As soon as my daughter was born, my anxiety levels (which were very much in check until that point), suddenly spiked. There it was, my own human baby that I now have responsibility over. A helpless little creature that depended on me for everything and anything.

After 3 months of night feeds and having her crib in our bedroom, my husband and I felt it was time for her to move in to her own room. She was sleeping a long stretch at night and we were disturbing her when we went to bed ourselves.

My little human who had been by my side for much longer than 3 months was suddenly in a room all by herself and although all the doors were left open, I suddenly found myself wondering...

How hot is it in there? Is she still on her back? What was that noise?

Despite living in a flat where the bedrooms are all in close proximity, it was at this point that we opted for a monitor. Here’s why.
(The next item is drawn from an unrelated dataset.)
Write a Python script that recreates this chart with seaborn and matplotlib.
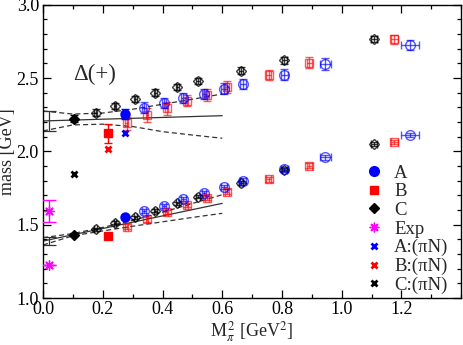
import numpy as np
import pandas as pd
import matplotlib
matplotlib.use("Agg")
import matplotlib.pyplot as plt
import seaborn as sns
from matplotlib.lines import Line2D

# ---------------- data ----------------
# open symbols (excited / ground Delta(+) levels)
A_open_x = [0.338, 0.405, 0.470, 0.539, 0.606, 0.671, 0.808, 0.945, 1.229]
A_open_xerr = [0.006, 0.006, 0.007, 0.008, 0.009, 0.010, 0.012, 0.019, 0.030]
A_up = [2.299, 2.329, 2.363, 2.392, 2.429, 2.458, 2.524, 2.595, 2.727]
A_up_err = [0.035, 0.035, 0.035, 0.035, 0.035, 0.035, 0.035, 0.040, 0.035]
A_lo = [1.594, 1.630, 1.674, 1.715, 1.756, 1.801, 1.878, 1.960, 2.113]
A_lo_err = [0.015, 0.015, 0.015, 0.015, 0.015, 0.015, 0.015, 0.015, 0.015]

B_open_x = [0.280, 0.349, 0.414, 0.481, 0.548, 0.615, 0.755, 0.892, 1.176]
B_open_xerr = [0.004, 0.004, 0.005, 0.005, 0.006, 0.006, 0.007, 0.008, 0.012]
B_up = [2.192, 2.249, 2.295, 2.347, 2.386, 2.438, 2.522, 2.606, 2.766]
B_up_err = [0.045, 0.045, 0.045, 0.040, 0.040, 0.040, 0.035, 0.035, 0.030]
B_lo = [1.487, 1.537, 1.587, 1.633, 1.681, 1.726, 1.810, 1.903, 2.063]
B_lo_err = [0.015, 0.015, 0.015, 0.015, 0.015, 0.015, 0.015, 0.015, 0.015]

C_open_x = [0.176, 0.241, 0.309, 0.375, 0.450, 0.519, 0.662, 0.808, 1.107]
C_open_xerr = [0.004, 0.004, 0.005, 0.005, 0.006, 0.006, 0.007, 0.008, 0.010]
C_up = [2.265, 2.311, 2.358, 2.401, 2.438, 2.479, 2.552, 2.622, 2.768]
C_up_err = [0.022, 0.022, 0.022, 0.022, 0.022, 0.022, 0.022, 0.025, 0.020]
C_lo = [1.469, 1.514, 1.550, 1.596, 1.646, 1.692, 1.785, 1.876, 2.051]
C_lo_err = [0.012, 0.012, 0.012, 0.012, 0.012, 0.012, 0.012, 0.012, 0.012]

# filled symbols (lightest mass)
A_x, A_y, A_err = 0.275, [2.256, 1.550], [0.036, 0.012]
B_x, B_y, B_err = 0.219, [2.124, 1.423], [0.065, 0.012]
C_x, C_y, C_err = 0.104, [2.224, 1.432], [0.025, 0.012]

# experiment
Exp_x = [0.0195, 0.0195]
Exp_y = [1.596, 1.223]
Exp_err = [0.075, 0.0]

# pi-N thresholds
piN_x = [0.275, 0.219, 0.104]
piN_y = [2.124, 2.015, 1.846]
piN_labels = ["A:(\u03c0N)", "B:(\u03c0N)", "C:(\u03c0N)"]

# chiral fits
fit_x = [0.0, 0.6]
fit_up_c = [2.208, 2.244]
fit_lo_c = [1.389, 1.646]
band_x = [0.0, 0.1, 0.2, 0.3, 0.4, 0.5, 0.6]
band_up_hi = [2.276, 2.255, 2.262, 2.288, 2.322, 2.356, 2.392]
band_up_lo = [2.140, 2.181, 2.186, 2.170, 2.135, 2.112, 2.090]
band_lo_hi = [1.412, 1.440, 1.482, 1.530, 1.585, 1.645, 1.705]
band_lo_lo = [1.362, 1.425, 1.458, 1.490, 1.520, 1.550, 1.578]
phys_x = 0.0195
fit_phys_y = [2.208, 1.389]
fit_phys_err = [0.068, 0.025]

# ---------------- style ----------------
sns.set_theme(style="ticks")
plt.rcParams["font.family"] = ["Liberation Serif", "DejaVu Serif"]
plt.rcParams["mathtext.fontset"] = "stix"

fig = plt.figure(figsize=(4.63, 3.45), dpi=100)
ax = fig.add_axes([0.093, 0.136, 0.903, 0.850])

blue = "#0000ff"
red = "#ff0000"

# fit lines
for c in (fit_up_c, fit_lo_c):
    sns.lineplot(x=fit_x, y=c, ax=ax, color="#333333", lw=0.9, zorder=2)
for b in (band_up_hi, band_up_lo, band_lo_hi, band_lo_lo):
    sns.lineplot(x=band_x, y=b, ax=ax, color="#333333", lw=0.9,
                 linestyle=(0, (4, 2.5)), zorder=2)
ax.errorbar([phys_x, phys_x], fit_phys_y, yerr=fit_phys_err, fmt="none",
            ecolor="#333333", elinewidth=0.9, capsize=5, capthick=0.9, zorder=2)

# open symbols
def open_series(x, xe, y, ye, color, marker, ms, alpha):
    ax.errorbar(x, y, xerr=xe, yerr=ye, fmt=marker, mfc="none", mec=color,
                ecolor=color, ms=ms, mew=1.0, elinewidth=1.0, capsize=3,
                capthick=1.0, alpha=alpha, zorder=3)

for y, ye in ((C_up, C_up_err), (C_lo, C_lo_err)):
    open_series(C_open_x, C_open_xerr, y, ye, "black", "D", 4.8, 0.75)
for y, ye in ((B_up, B_up_err), (B_lo, B_lo_err)):
    open_series(B_open_x, B_open_xerr, y, ye, red, "s", 6, 0.65)
for y, ye in ((A_up, A_up_err), (A_lo, A_lo_err)):
    open_series(A_open_x, A_open_xerr, y, ye, blue, "o", 7, 0.65)

# filled symbols
ax.errorbar([A_x, A_x], A_y, yerr=A_err, fmt="o", color=blue, ms=6.5,
            capsize=3, elinewidth=1.0, zorder=4)
ax.errorbar([B_x, B_x], B_y, yerr=B_err, fmt="s", color=red, ms=5.8,
            capsize=3, elinewidth=1.0, zorder=4)
ax.errorbar([C_x, C_x], C_y, yerr=C_err, fmt="D", color="black", ms=5,
            capsize=3, elinewidth=1.0, zorder=4)
star = (8, 2, 0)
ax.errorbar(Exp_x, Exp_y, yerr=Exp_err, fmt="none", ecolor="#ff00ff",
            capsize=5, elinewidth=1.0, zorder=4)
sns.scatterplot(x=Exp_x, y=Exp_y, ax=ax, marker=star, color="#ff00ff",
                s=45, linewidth=1.0, edgecolor="#ff00ff", zorder=5)
for xx, yy, cc in zip(piN_x, piN_y, [blue, red, "black"]):
    ax.plot([xx], [yy], marker="x", color=cc, ms=5, mew=2.0, ls="none", zorder=5)

# text
ax.text(0.10, 2.49, "\u0394(+)", fontsize=16.5, ha="left", va="baseline")

# axes
ax.set_xlim(0, 1.4)
ax.set_ylim(1.0, 3.0)
ax.set_xticks(np.arange(0, 1.21, 0.2))
ax.set_xticks(np.arange(0, 1.41, 0.1), minor=True)
ax.set_yticks(np.arange(1.0, 3.01, 0.5))
ax.set_yticks(np.arange(1.0, 3.01, 0.1), minor=True)
ax.xaxis.set_major_formatter(matplotlib.ticker.FormatStrFormatter("%.1f"))
ax.yaxis.set_major_formatter(matplotlib.ticker.FormatStrFormatter("%.1f"))
ax.tick_params(which="both", direction="in", top=True, right=True,
               labelsize=13, width=0.9, colors="black")
ax.tick_params(axis="x", pad=2)
ax.tick_params(axis="y", pad=3)
ax.tick_params(which="major", length=6)
ax.tick_params(which="minor", length=3)
for s in ax.spines.values():
    s.set_linewidth(1.0)
    s.set_color("black")
ax.set_xlabel(r"M$_{\pi}^{\,2}$ [GeV$^2$]", fontsize=13, labelpad=1)
ax.set_ylabel("mass [GeV]", fontsize=13)
ax.yaxis.set_label_coords(-0.064, 0.5)

# legend
handles = [
    Line2D([], [], marker="o", color=blue, ls="none", ms=7),
    Line2D([], [], marker="s", color=red, ls="none", ms=6),
    Line2D([], [], marker="D", color="black", ls="none", ms=5),
    Line2D([], [], marker=star, color="#ff00ff", ls="none", ms=7, mew=1.0),
    Line2D([], [], marker="x", color=blue, ls="none", ms=5, mew=2.0),
    Line2D([], [], marker="x", color=red, ls="none", ms=5, mew=2.0),
    Line2D([], [], marker="x", color="black", ls="none", ms=5, mew=2.0),
]
labels = ["A", "B", "C", "Exp"] + piN_labels
ax.legend(handles, labels, loc="upper left", bbox_to_anchor=(0.77, 0.455),
          frameon=False, fontsize=13.5, handlelength=1.0, handletextpad=0.55,
          labelspacing=0.08, borderaxespad=0, borderpad=0)

fig.savefig("out.png", dpi=100)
More than just seeing the baby.

Glancing over at the baby monitor gives parents more information than just an image of the baby. With NHS recommendations to keep baby in room temperature of approximately 18c, monitors such as the Infant Optics allow you to ensure they are sleeping in a safe environment by having a temperature display.

Know when not to go in.

In the first few weeks as a new parents, I would run to my daughter’s room at any given moment to make sure she’s okay. The truth is that some of those trips to her room were redundant and disruptive to her sleep. With a baby monitor you can literally monitor what is going on in the room and know when to go in.

What’s that sound?

Babies, especially young ones, make a lot of noises in their sleep and my daughter was no different. I would sometimes hear a strange noise from her room and within an instant I could know if it was her, or whether a doll had fallen off a shelf for example.

On the other hand...

Whilst having a baby monitor can indeed calm the nerves of even the most neurotic first time parents, it does bring with it a small likelihood that it could have the opposite effect. If your baby is sleeping happily in their own room but you see them moving, this could be enough to make some parents go in and check on the child. In turn, going in unnecessarily could disrupt the baby and create problematic sleeping patterns and behaviour.

It is also important to remember that although the pros outweigh the cons, a monitor is a piece of technology after all - signals can fail and batteries can run out. Technology can’t replace a parent so if you suspect a strange noise, or have any doubt about the safety of your child, don’t rely solely on the monitor.

Is this a reason not to get a monitor?

I don’t think so. As with most things in life, balance is key and knowledge is power. Doing the research on which monitor to buy is essential. And although a monitor can’t replace the watchful eye and intuition of a parent, it can save you time and put your mind at ease in an instant.